Every part belongs to a cluster; within a cluster every part belongs to a batch - parts from a single batch are drawn using one draw call. The more parts there is in a single batch, the more efficient it is to draw.
A cluster can be static (= contains parts that don’t change) or dynamic (= contains moving parts). If a cframe of a part changes, part becomes dynamic; if it stops changing for a second, it becomes static again.
If the part is in a dynamic cluster, updating it’s CFrame is almost free - but it’s slightly more expensive on GPU to render (we use a slightly more complex vertex shader), and also we’re more limited in grouping parts into draw calls - we can pack a lot of small parts in one batch if they’re static (up to 2.7k small blocks, I think), but we can pack at most 72 parts into one batch on desktop (32 on mobile) due to hardware restrictions.
If any property of a part that’s not a cframe changes, we have to “rebake” the entire cluster, redistributing parts between draw calls and recreating GPU data for them. This can happen semi-frequently and is thus heavily optimized. In addition, we limit the number of regenerations per frame - so we can delay visual updates in part properties but keep render latency down.
Finally, since rebaking the cluster can be expensive for huge clusters, we artificially limit the number of parts in a cluster to 1000 - so a lot of small parts will still get split between two or more clusters to optimize for regeneration time.
Now, here’s what happens in various cases:
When you start the scene, all parts are initially anchored so we assume that they won’t move and put them in static clusters. You have a lot of parts so they are split into 3 clusters. Since you add parts gradually and not instantly, this results in a nice spatial split between clusters - our logic for defining a cluster for a part that belongs to an already full region is very simply “create a new cluster in this region if necessary”).
In case you only update transparency, whenever you update transparency we have to rebake the affected clusters - since we are limiting the updates per frame, sometimes some clusters won’t get enough time to update - but the entire cluster is always in sync. You can actually see that the wave in this case is occasionally delayed at the boundary between clusters.
In case you only update the cframe, when you update it for the first time all parts move to dynamic clusters. Since all parts move to other clusters in the same frame, and we use an unordered container for keeping track of updates, the split between two clusters within the same region (as I mentioned, you have more than 1000 parts in the same spatial region so we have to split) is arbitrary - you get pseudo-random split into one big (1000 part) cluster and one smaller one. However, clusters are dynamic so cframe updates are instantaneous and you don’t observe any issues.
Now, when you update both cframe and transparency we go to the case of 3 - with the difference that while cframe updates are instantaneous, transparency updates require rebaking the cluster. Since the split of parts between clusters is pseudo-random, if we don’t update both clusters in the same frame - which we don’t always have time for (see 2.), you see weird visual hitching.

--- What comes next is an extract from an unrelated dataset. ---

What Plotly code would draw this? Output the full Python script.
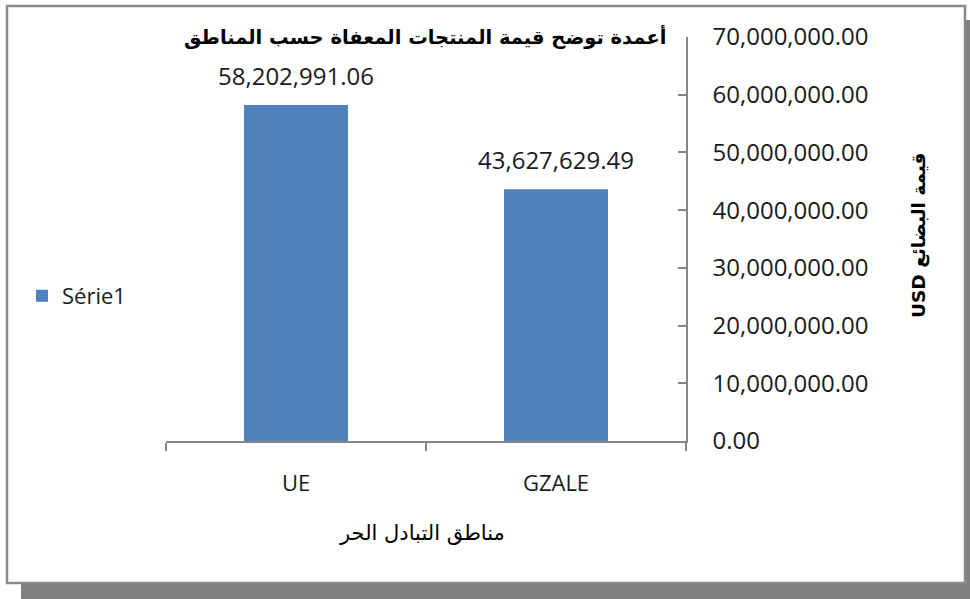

An additional problem that you’re hitting is that we don’t really have a good prioritization scheme for property updates for clusters, so you can sometimes miss updates for one cluster for many consecutive frames. All of this also depends on how powerful your computer is.
Phew.
We don’t make decisions that depend on what’s visible and what’s not because that changes too frequently. You don’t want to turn around only to see nothing or to see stale state. We could make decision based on distance to the character but currently don’t.